Dendrochronology as a Standard Method in Anthropology
Dendrochronology did not become a standard research method until the 1980s, when the first extensive chronologies were published, but it has remained interdisciplinary. Using both natural live wood and seasoned crafted wood to form chronologies proved helpful to both climateology and archaeology.
Dendrochronology dated the cedar foundation beams in the Doucet Hennessy House in New Brunswick to 1808. (See above video) Tree-ring analysis gives archaeologists information about building materials, local forest resources, and the kinds of tools and techniques craftsmen used hundreds, even thousands of years ago.
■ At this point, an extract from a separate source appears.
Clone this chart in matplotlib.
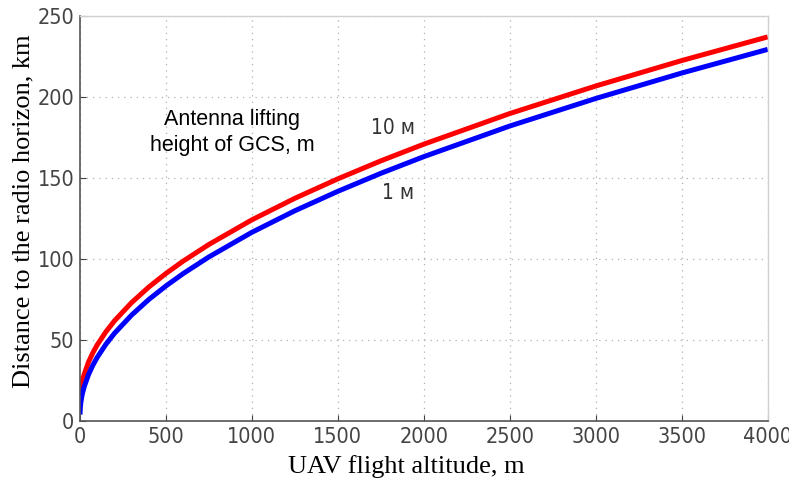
import matplotlib
matplotlib.use("Agg")
import matplotlib.pyplot as plt

# UAV flight altitude, m
altitude = [0, 2, 5, 10, 15, 25, 50, 75, 100, 150, 200, 300, 400, 500, 600, 750,
            1000, 1250, 1500, 1750, 2000, 2500, 3000, 3500, 4000]
# distance to radio horizon, km
horizon_1m = [4, 8.6, 11.5, 14.9, 17.4, 21.4, 28.8, 34.5, 39.3, 47.3, 54.1, 65.4,
              75.0, 83.4, 91.0, 101.3, 116.5, 129.8, 141.8, 152.9, 163.2, 182.1,
              199.1, 214.8, 229.4]
horizon_10m = [11.3, 16.3, 19.3, 22.6, 25.1, 29.1, 36.5, 42.2, 47.0, 55.0, 61.8,
               73.1, 82.7, 91.1, 98.7, 109.0, 124.2, 137.5, 149.5, 160.6, 170.9,
               189.8, 206.8, 222.5, 237.1]

fig = plt.figure(figsize=(7.89, 4.79), dpi=100)
ax = fig.add_axes([0.1014, 0.121, 0.8716, 0.8456])

ax.plot(altitude, horizon_10m, color="#ff0000", lw=3.6, solid_capstyle="butt")
ax.plot(altitude, horizon_1m, color="#0000ff", lw=3.6, solid_capstyle="butt")

ax.set_xlim(0, 4000)
ax.set_ylim(0, 250)
ax.set_xticks(range(0, 4001, 500))
ax.set_yticks(range(0, 251, 50))
ax.grid(True, color="#b0b0b0", linestyle=(0, (1, 4)), lw=0.9)
ax.tick_params(direction="in", length=4, color="#404040", labelcolor="#444444",
               labelsize=15.5, pad=4)
for lab in ax.get_xticklabels() + ax.get_yticklabels():
    lab.set_fontstretch("condensed")

for s in ["left", "bottom"]:
    ax.spines[s].set_color("#555555")
    ax.spines[s].set_linewidth(1.2)
for s in ["top", "right"]:
    ax.spines[s].set_color("#d0d0d0")
    ax.spines[s].set_linewidth(1.0)

ax.set_xlabel("UAV flight altitude, m", family="Liberation Serif", fontsize=19)
ax.set_ylabel("Distance to the radio horizon, km", family="Liberation Serif", fontsize=19)
ax.xaxis.set_label_coords(0.474, -0.085)
ax.yaxis.set_label_coords(-0.066, 0.518)

ax.text(884, 178, "Antenna lifting\nheight of GCS, m", family="Liberation Sans",
        fontsize=15.5, ha="center", va="center", linespacing=1.3)
ax.text(1820, 181, "10 м", fontsize=15, color="#333333", stretch="condensed",
        ha="center", va="center")
ax.text(1850, 141, "1 м", fontsize=15, color="#333333", stretch="condensed",
        ha="center", va="center")

fig.savefig("out.png", dpi=100)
Tree-Ring Analysis for Archaeology
Oak dating is crucial to European archaeologists, because medieval builders mainly used oak, and within the first year or two after cutting down the tree. Dendrochronological analysis of large internal architectural features or buried archaeology in northern Europe offers an accurate dating strategy since Baillie published a full oak timeline for Ireland back as far as 5000 BC.
In Medieval Archaeology (2003) Christopher Gerrard labels dendrochronology an archaeological science. Despite the innovations of other scientific processes, he says, “no single dating technique has had the same impact on later medieval archaeology as dendrochronology. Large regional samples of timbered buildings have been systematically analysed and the technique continues to have important implications for the dating of artefacts and sites.”
Gerrard describes how dendrochronologies have altered interpretations of distinctive pottery found in relation to wood samples. This shifted the record of how people interacted and traded to centuries earlier than previously thought. Since pottery itself is used as a means of dating archaeology, and of tracing demographics of production, distribution and usage, this one example impacts significantly on anthropological knowledge.
Dendrochronologies are 95% accurate, and were used to calibrate the radio carbon dating timelines that are another essential tool for archaeologists.
Dating Oak Castle Gates
Analysis of thin samples is not so reliable. An electric-powered microbore was developed for use on examples such as the great doors at Hay Castle, Wales, where timbers are less than two inches thick. Similar latticed castle gates at Chepstow were dated 1159-1189, while an older Anglo-Saxon door at Westminster Abbey was dated 1050 by the same dendrochronologist. The oldest door at Hay proved undatable from the samples taken during a survey by the Royal Commission on the Ancient and Historical Monuments of Wales, so the possibility remains that it is the oldest hanging, hinged door in Wales.